Your next councillor will have £500k to spend on your ward…or not!

Letter published in the Bath Chronicle and the Somerset Guardian today:

Through the 10 year ~£15 million West of England CA (WECA) Liveable Neighbourhoods program each BaNES ward has potential access to £500k to invest in their community, but it comes with strict rules. If you vote in a councillor opposed to Liveable Neighbourhoods, then that money could get re-allocated to other BaNES wards where councillors support the WECA Liveable Neighbourhood programme. If the next administration opposes Liveable Neighbourhoods then all that money gets redistributed to Bristol or South Gloucestershire councils. 

So you might not think who you vote for matters but this level of individual ward investment is very much dependent on who becomes your ward councillor. So study the manifestos in detail. Ask your ward candidates their position on Liveable (Low Traffic) Neighbourhoods because an unprecedented amount of public realm investment in your ward is on their shoulders to deliver. BaNES and WECA will happily not give a ward money if the ward councillor is opposed to Liveable Neighbourhoods and will give pro Liveable Neighbourhood ward councillors even bigger pots of money to play with.

Imagine watching the ward next door invest millions in public realm improvements over the next 9 years while you miss out because your new ward councillor opposes Liveable Neighbourhoods.

WECA must demonstrate they can responsibly spend their share of the £5.7 Billion 2022-2027 City Region Sustainable Transport Settlement (CRSTS) given to it by the Department for Transport. This determines access to the 2027-2032 £8.8 billion CRSTS allocation. Your next ward councillor has a key role to play in achieving this. Any councillor or council administration opposed to Liveable Neighbourhoods (or disagrees with the funding rules) is likely to be seen as a risk by WECA and money will likely be diverted away. WECA has to spend this money within strict rules and will be audited by the Department for Transport and Active Travel England.

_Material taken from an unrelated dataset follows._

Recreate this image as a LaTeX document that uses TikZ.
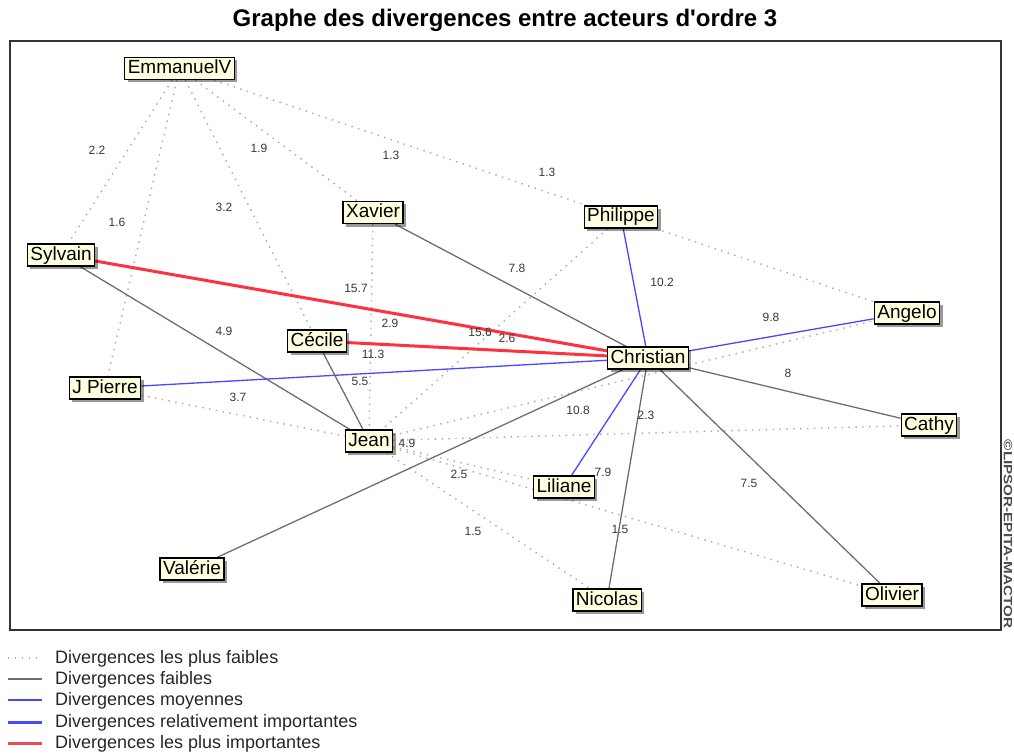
\documentclass[tikz,border=0pt]{standalone}
\usepackage{fontspec}
\setmainfont{Liberation Sans}
\usetikzlibrary{shadows,backgrounds}
\definecolor{nodefill}{HTML}{FFFFE0}
\definecolor{weakc}{HTML}{A8A8A8}
\definecolor{lowc}{HTML}{6E6E6E}
\definecolor{midc}{HTML}{4848FF}
\definecolor{topc}{HTML}{FF3040}
\definecolor{legred}{HTML}{F04858}
\definecolor{labc}{HTML}{383838}
\begin{document}
\begin{tikzpicture}[x=1pt,y=-1pt,
 actor/.style={draw=black,line width=1.3pt,fill=nodefill,inner xsep=3pt,inner ysep=2pt,
   text height=14pt,text depth=4pt,font=\fontsize{19}{20}\selectfont,
   drop shadow={shadow xshift=3pt,shadow yshift=-3pt,fill=black,opacity=0.4}},
 weakest/.style={draw=weakc,line width=1.4pt,dash pattern=on 1.4pt off 5.5pt},
 weak/.style={draw=lowc,line width=1.3pt},
 medium/.style={draw=midc,line width=1.3pt},
 strongish/.style={draw=midc,line width=3pt},
 strongest/.style={draw=topc,line width=3pt},
 val/.style={font=\fontsize{12}{12}\selectfont,text=labc,inner sep=0pt},
 legtext/.style={anchor=west,font=\fontsize{18}{18}\selectfont,text=black!85,inner sep=0pt}
]
\useasboundingbox (0,0) rectangle (1014,754);

% title and frame
\node[font=\fontsize{24}{24}\selectfont\bfseries] (title) at (505,20) {Graphe des divergences entre acteurs d\textquotesingle ordre 3};
\draw[line width=1.5pt,draw=black!80] (10,41) rectangle (1001,630);
\node[rotate=-90,font=\fontsize{12}{12}\selectfont\bfseries,text=black!70,inner sep=0pt] (copy) at (1008,534) {\scalebox{1.27}[1]{©LIPSOR-EPITA-MACTOR}};

% actors
\node[actor] (emm) at (179.5,68.5) {EmmanuelV};
\node[actor] (xav) at (373,212.5) {Xavier};
\node[actor] (phi) at (621,217) {Philippe};
\node[actor] (syl) at (61,255) {Sylvain};
\node[actor] (ang) at (907,313) {Angelo};
\node[actor] (cec) at (317,341) {Cécile};
\node[actor] (chr) at (648,358) {Christian};
\node[actor] (jpi) at (105,388) {J Pierre};
\node[actor] (cat) at (929,425) {Cathy};
\node[actor] (jea) at (369,441) {Jean};
\node[actor] (lil) at (564,487) {Liliane};
\node[actor] (val) at (192,569) {Valérie};
\node[actor] (nic) at (607,600) {Nicolas};
\node[actor] (oli) at (892,595) {Olivier};

% connectors
\begin{scope}[on background layer]
\draw[weakest] (emm) -- (syl);
\draw[weakest] (emm) -- (jpi);
\draw[weakest] (emm) -- (cec);
\draw[weakest] (emm) -- (xav);
\draw[weakest] (emm) -- (phi);
\draw[weakest] (phi) -- (ang);
\draw[weakest] (xav) -- (jea);
\draw[weakest] (phi) -- (jea);
\draw[weakest] (jea) -- (ang);
\draw[weakest] (jea) -- (cat);
\draw[weakest] (jpi) -- (jea);
\draw[weakest] (jea) -- (lil);
\draw[weakest] (jea) -- (oli);
\draw[weakest] (jea) -- (nic);
\draw[weak] (xav) -- (chr);
\draw[weak] (syl) -- (jea);
\draw[weak] (cec) -- (jea);
\draw[weak] (chr) -- (val);
\draw[weak] (chr) -- (nic);
\draw[weak] (chr) -- (oli);
\draw[weak] (chr) -- (cat);
\draw[medium] (phi) -- (chr);
\draw[medium] (chr) -- (ang);
\draw[medium] (jpi) -- (chr);
\draw[medium] (chr) -- (lil);
\draw[strongest] (syl) -- (chr);
\draw[strongest] (cec) -- (chr);
\end{scope}

% values
\node[val] (v1) at (97,150) {2.2};
\node[val] (v2) at (117,222) {1.6};
\node[val] (v3) at (259,148) {1.9};
\node[val] (v4) at (224,207) {3.2};
\node[val] (v5) at (391,155) {1.3};
\node[val] (v6) at (547,172) {1.3};
\node[val] (v7) at (517,268) {7.8};
\node[val] (v8) at (662,282) {10.2};
\node[val] (v9) at (356,288) {15.7};
\node[val] (v10) at (390,323) {2.9};
\node[val] (v11) at (480,332) {15.6};
\node[val] (v12) at (507,338) {2.6};
\node[val] (v13) at (373,354) {11.3};
\node[val] (v14) at (360,381) {5.5};
\node[val] (v15) at (224,331) {4.9};
\node[val] (v16) at (771,317) {9.8};
\node[val] (v17) at (788,373) {8};
\node[val] (v18) at (238,397) {3.7};
\node[val] (v19) at (407,443) {4.9};
\node[val] (v20) at (459,474) {2.5};
\node[val] (v21) at (473,531) {1.5};
\node[val] (v22) at (578,410) {10.8};
\node[val] (v23) at (646,415) {2.3};
\node[val] (v24) at (603,472) {7.9};
\node[val] (v25) at (620,529) {1.5};
\node[val] (v26) at (749,483) {7.5};

% legend
\coordinate (la1) at (8,658);  \coordinate (lb1) at (42,658);
\coordinate (la2) at (8,679);  \coordinate (lb2) at (42,679);
\coordinate (la3) at (8,700);  \coordinate (lb3) at (42,700);
\coordinate (la4) at (8,722);  \coordinate (lb4) at (42,722);
\coordinate (la5) at (8,743);  \coordinate (lb5) at (42,743);
\draw[weakest] (la1) -- (lb1);
\draw[weak] (la2) -- (lb2);
\draw[medium] (la3) -- (lb3);
\draw[strongish] (la4) -- (lb4);
\draw[draw=legred,line width=3pt] (la5) -- (lb5);
\node[legtext] (t1) at (55,659) {Divergences les plus faibles};
\node[legtext] (t2) at (55,680) {Divergences faibles};
\node[legtext] (t3) at (55,701) {Divergences moyennes};
\node[legtext] (t4) at (55,723) {Divergences relativement importantes};
\node[legtext] (t5) at (55,744) {Divergences les plus importantes};
\end{tikzpicture}
\end{document}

So please make sure you understand which of your ward candidates support Liveable Neighbourhoods and vote accordingly! Will your community get new pedestrian crossings, improved accessible pavements, better junctions, a school street, a rat run removed, chicanes added on a road with speeding issues, and even new tree planting or spend years watching Bristol spend your community’s money? That’s for you to decide on the 4th of May.

Adam Reynolds

Timsbury

The Metro Mayor Statement (Letter) on funding rules

Dear Mr Reynolds,

Thank you for your email.

As you describe the CRSTS funding is designed by government to be spent on projects that directly improve public transport and active travel. As a region, we have been clear that the focus is on the outcomes of quicker and more reliable bus journeys, improved access to railways stations, and cycling & walking that is safer, more convenient, and more enjoyable. This will ultimately drive the  shift away from private car journeys that is the main aim of the programme. In the context of the Liveable Neighbourhood programme, this means that projects must demonstrate that their principal objective is to encourage local walking and cycling journeys through the interventions they propose. Projects that only seek to provide softer and streetscape measures without reducing private car journeys would not be suitable for the funding.

However this does not mean that no wider measures are fundable within the context of a project if they are proportionate and the business case can demonstrate their necessity. For example, the importance of making streets attractive, providing opportunities for shade and rest, and increasing green provision play a key part in encouraging new walking and cycling journeys. Alternatively, where a Liveable Neighbourhood implements filters along routes within an area that reduce private car access to a limited remaining set of routes, it could be appropriate to provide traffic calming measures on these. We recognising that some softer measures may be key in context to making the project deliverable or driving key benefits and are thus fundable.

Due to the context above, we cannot provide a list of approved measures as this will depend upon each individual project. All projects are required to go through an assurance process at the Combined Authority that is led by our independent Grant Assurance Team as part of the business case process to ensure that spend and delivery plans are appropriate to the funding. However we do work as a programme team within the Unitary Authorities and Combined Authority to give general guidance to project teams on ensuring their measures are fundable. Officers are happy to discuss in more detail how we approach this.

Yours sincerely,

Dan
Dan Norris, Metro Mayor for the West of England

BaNES Liveable Neighbourhoods Program (Case Ref: WE1026) 22 Sept 2022

Who not to vote for

I’m going to be extremely blunt here. The Tory manifesto has stated they will stop this Liveable Neighbourhood program. If you want the ward you live in to be safer and nicer, where walking, wheeling, and cycling is enabled and not just “encouraged” through a massive £500k pot of money, you do not want a Conservative Councillor. Vote. Vote tactically. Vote with your heart. Just don’t vote Tory and see all that money get re-allocated to other non-Tory wards. A Tory administration could see WECA pull all funding for this program from Bath and North East Somerset.

Your local elections really do matter (sometimes!).